Laura Wächter is the Professional winner of the Book Covers Category. Here, she gives her insights into the creation of her award-winning project.
This project consisted of illustrating the covers of a series of four books by author Annie Ernaux, an award-winning French female writer with strong autobiographical and “feminine” content (feminist, I must say).
It was commissioned by Tusquets Editores and under the Art Direction of Carlos Aranda, who made a somewhat risky bet outside the editorial line, but which I finally think was a success (thanks Carlos for trusting me).
The publishing house was looking for an illustrator that was capable of visually reflecting the mix of sensitivity and rawness that the author has in her texts and has been defined as her personal style. They contacted me because I’ve worked mainly with female characters and harsh or unpleasant topics, using sweet and harmonic scenarios, figures and colours, that most of the time result in a contradictory feeling. I wanted the scenes to be intriguing and subtle; beautiful, but holding that inner tension that would make the viewer feel that “something is not quite right”.
I read the first two books to get a good idea of the personality and inner world of the author. I wanted to make sure I was getting the full emotion from the texts and I could represent every single one of them in an independent image. I also did some additional research on the author and the context of the books to have a general idea on how the clothes and scenarios may look, but I didn’t want historical details to constrain creativity too much.
I mainly used Photoshop and a Wacom tablet, but I also used sketchbooks and pencils in the early stages of the process to organize the concepts and make rough sketches.
I followed the same process for every cover illustration. With the first two books, I read the whole text. With the last two books, I was provided with a pretty good synopsis to work with. I read each book or text focusing on visual ideas I was getting from them (and writing those down, my sketchbook is mostly words!), and later on, I tried to think if any of those could actually be representative of the whole novel. That part of the process (deciding the concept/scene) is probably the one that usually takes longest for me.

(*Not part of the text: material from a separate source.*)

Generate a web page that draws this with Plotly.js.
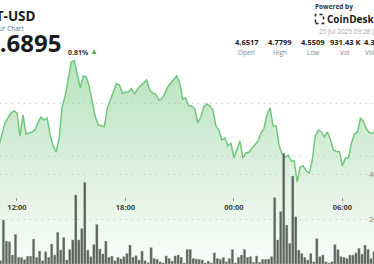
<!DOCTYPE html>
<html>
<head>
<meta charset="utf-8">
<script src="https://cdn.plot.ly/plotly-3.0.1.min.js"></script>
<style>html,body{margin:0;padding:0;background:#fff;}#chart{width:374px;height:264px;}</style>
</head>
<body>
<div id="chart"></div>
<script>
// 10-minute samples starting 24 Jul 2025 11:00
const startTime = Date.UTC(2025, 6, 24, 11, 0);
const stepMinutes = 10;

const price = [
4.6189,4.6396,4.6623,4.6717,4.6811,4.6849,4.6811,4.6377,4.6774,4.6415,
4.6434,4.6453,4.6491,4.6642,4.6736,4.6679,4.6717,4.6396,4.6189,4.6075,
4.6340,4.6943,4.7132,4.7472,4.7774,4.7799,4.7528,4.7283,4.7509,4.7491,
4.7302,4.6981,4.6736,4.6585,4.6575,4.6557,4.6906,4.7057,4.7245,4.7368,
4.7340,4.7179,4.7208,4.7208,4.7274,4.7170,4.7264,4.7321,4.7377,4.7434,
4.7245,4.7189,4.7170,4.7057,4.7075,4.7170,4.7302,4.7377,4.7453,4.7509,
4.7377,4.7075,4.7094,4.6943,4.6943,4.6887,4.6623,4.6736,4.6925,4.6981,
4.6943,4.6868,4.6566,4.6491,4.6302,4.6340,4.6189,4.6245,4.5962,4.6113,
4.6283,4.5962,4.6057,4.6075,4.6151,4.6208,4.6283,4.6434,4.6528,4.6792,
4.6906,4.6566,4.6566,4.6189,4.6038,4.5981,4.6019,4.5906,4.5906,4.5509,
4.5792,4.5811,4.5717,4.5679,4.5925,4.6377,4.6491,4.6453,4.6358,4.6453,
4.6321,4.6113,4.6085,4.6081,4.5811,4.5962,4.5962,4.6245,4.6415,4.6453,
4.6717,4.6642,4.6509,4.6434,4.6434,4.6472
];

const volume = [
1.5,19.6,10.2,9.9,4,13.2,3,3,2,3.5,
3.5,11.1,3,5.8,1.5,5.5,3,8.9,4,14.1,
6.2,11.8,1.8,6.5,10.7,30.7,10.7,15.8,36.3,6.2,
3.3,8.7,17.6,6.7,4.5,10.2,3,3.5,1.5,3,
2.3,3.3,4.7,8.4,3.0,3.7,1.8,5.8,1.5,0.6,
7.3,2.5,2.1,1.0,0.5,3.6,2.5,1.3,3.6,4.0,
3.0,0.5,6.5,6.5,2.5,2.2,2.1,1.8,0.5,1.3,
0.5,5.0,2.5,2.1,3.0,1.0,2.5,6.5,0.5,3.0,
4.0,6.5,3.0,3.3,0.8,3.6,0.8,2.1,2.1,2.2,
3.3,29.5,10.7,23.3,49.2,17.3,9.2,39.1,21.0,6.2,
4.7,3.0,1.8,4.7,1.0,11.3,3.3,4.0,1.0,0.5,
1.0,8.7,6.5,3.3,3.0,2.5,4.0,4.0,5.0,7.0,
4.4,8.4,6.5,2.5,5.5,5.0
];

const timeTickVals = ['2025-07-24 12:00','2025-07-24 18:00','2025-07-25 00:00','2025-07-25 06:00'];
const timeTickText = ['12:00','18:00','00:00','06:00'];
const priceGrid = [4.6, 4.7];
const volGrid = [20, 40];
const volGridText = ['20K', '40K'];

const statValues = ['4.6517','4.7799','4.5509','931.43 K'];
const statLabels = ['Open','High','Low','Vol'];

function fmt(ms){ return new Date(ms).toISOString().slice(0,16).replace('T',' '); }
const times = price.map((_, i) => fmt(startTime + i*stepMinutes*60000));

const W = 374, H = 264;
const px = v => v / W;
const py = v => 1 - v / H;
const FONT = 'Open Sans, Arial, sans-serif';

const traces = [
  {
    type: 'scatter', mode: 'lines', x: times, y: price, xaxis: 'x', yaxis: 'y',
    line: {color: '#74c67f', width: 1.5},
    fill: 'tozeroy',
    fillgradient: {type: 'vertical', start: 4.396, stop: 4.78,
      colorscale: [[0, 'rgba(120,200,130,0.04)'], [1, 'rgba(120,200,130,0.52)']]},
    hoverinfo: 'skip'
  },
  {
    type: 'bar', x: times, y: volume, xaxis: 'x', yaxis: 'y2',
    xperiod: 600000, xperiodalignment: 'middle',
    marker: {color: 'rgba(78,86,78,0.92)', line: {color: 'rgba(190,200,190,0.7)', width: 0.5}},
    hoverinfo: 'skip'
  }
];

const annotations = [];
function txt(text, x, y, size, color, weight, xanchor){
  annotations.push({text: text, x: px(x), y: py(y), xref: 'paper', yref: 'paper',
    xanchor: xanchor || 'center', yanchor: 'middle', showarrow: false,
    font: {family: FONT, size: size, color: color, weight: weight || 400}, borderpad: 0});
}
txt('DOT-USD', 37, 15.5, 13.5, '#1e1e1e', 700, 'right');
txt('24 Hour Chart', 26, 28, 6.5, '#777', 400, 'right');
txt('4.6895', 62, 43, 24, '#1a1a1a', 700, 'right');
txt('0.81%', 67, 52, 7, '#333', 700, 'left');
txt('▲', 94, 51, 8, '#4caf50', 400, 'center');
txt('Powered by', 314, 7, 6.5, '#333', 700, 'left');
txt('CoinDesk Data', 326, 19, 10, '#1a1a1a', 700, 'left');
txt('25 Jul 2025 09:28 (UTC)', 318, 31, 6.5, '#aaa', 400, 'left');
const statCenters = [246.5, 280, 312.5, 345];
statValues.forEach((v, i) => txt(v, statCenters[i], 42, 7.5, '#222', 700, 'center'));
statLabels.forEach((v, i) => txt(v, statCenters[i], 52, 6.5, '#888', 400, 'center'));
txt('4.33 M', 363, 42, 7.5, '#222', 700, 'left');
txt('Vol (USD)', 364, 52, 6.5, '#888', 400, 'left');
volGrid.forEach((v, i) => annotations.push({text: volGridText[i], x: px(368), y: v, xref: 'paper', yref: 'y2',
  xanchor: 'left', yanchor: 'middle', showarrow: false, borderpad: 0,
  font: {family: FONT, size: 7.5, color: '#888'}}));

const layout = {
  width: W, height: H,
  margin: {l: 0, r: 0, t: 0, b: 0, pad: 0},
  paper_bgcolor: '#fff', plot_bgcolor: '#fff',
  showlegend: false, bargap: 0.18,
  xaxis: {type: 'date', range: ['2025-07-24 11:03:36', '2025-07-25 07:44:46'],
    anchor: 'free', position: (H - 197) / H,
    tickvals: timeTickVals, ticktext: timeTickText,
    ticks: 'outside', ticklen: 3, tickcolor: '#999', tickwidth: 1,
    showgrid: false, showline: false, zeroline: false,
    tickfont: {family: FONT, size: 7.5, color: '#444', weight: 700}},
  yaxis: {range: [4.39623, 4.89434], tickvals: priceGrid, showticklabels: false,
    showgrid: true, gridcolor: '#c8c8c8', griddash: '1px,5px', gridwidth: 1,
    zeroline: false, showline: false, ticks: ''},
  yaxis2: {overlaying: 'y', side: 'right', range: [0, 117.33], tickvals: volGrid, showticklabels: false,
    showgrid: true, gridcolor: '#c8c8c8', griddash: '1px,5px', gridwidth: 1,
    zeroline: false, showline: false, ticks: ''},
  shapes: [{type: 'rect', xref: 'paper', yref: 'paper', x0: px(315.5), x1: px(323.5), y0: py(23.5), y1: py(14.5),
    line: {color: '#222', width: 1.5, dash: 'dot'}, fillcolor: 'rgba(0,0,0,0)'}],
  annotations: annotations
};

Plotly.newPlot('chart', traces, layout, {staticPlot: true, displayModeBar: false});
</script>
</body>
</html>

Then I made tiny rough sketches to get an idea of what composition would work better, and once that was decided, I went straight to sketch in Photoshop. The feedback process with Carlos was fluid because he’s also a creative person, so the corrections were made fast and it didn’t interrupt the creative flow at any moment in the process.
Every new project brings me challenges because it’s something I’ve never done before, but I’m usually so wrapped up in the process that I can barely remember these kinds of details!
I learned that my ability to handle deep editorial projects including different images in need of a visual coherence is better than I thought.
In my first years as an illustrator, I was always scared of not being able to manage projects with enough visual consistency, or even handle big amounts of information and sum it up in images. I’ve overcome that insecurity through the years and after finishing these covers, I’m really excited and motivated to keep working with books.
I struggle with distractions daily, as probably many creatives do from my generation. Regardless, I remained focused on each illustration during the process, from the time I got the text to the deadline. That level of intense focus and attention comes easily when I’m given freedom and trust as a creative and a professional.
The project was done during the last six months of 2019. The books have 80, 128, 136 and 112 pages.
If I had to do it again, I think I would try to use a brighter white to increase the contrast and make the images more powerful.
I’m probably the one who needs advice here, but I would say… find your own process to focus, stay away from social media (just the right amount to keep your closest ones and your professional account updated), and learn from others (and share your knowledge).
I’m currently working on a personal project illustrating a novel by an older renowned American female writer. I’m extremely excited about it.
I can’t think of “THE” dream commission, but anything related to books, press (newspapers, magazines) and music (records, festival posters, etc) sounds extremely appealing to me.
Favourite thing to draw
People facing backwards in 3/4 perspective.
I’ve had many different studios through the years because I’ve moved around a lot. I’m not yet settled in my dream studio, but I always carry my laptop, Wacom tablet, sketchbooks and other tools when I travel. Of course, my workspace is always better when my alien cat Oxi is there to keep me company.
I feel so honoured to be a winner. It’s really encouraging to be professionally recognized. I’m grateful for every opportunity I’ve had to share my work. Thanks to everybody that believed in me through the years and told me not to give up.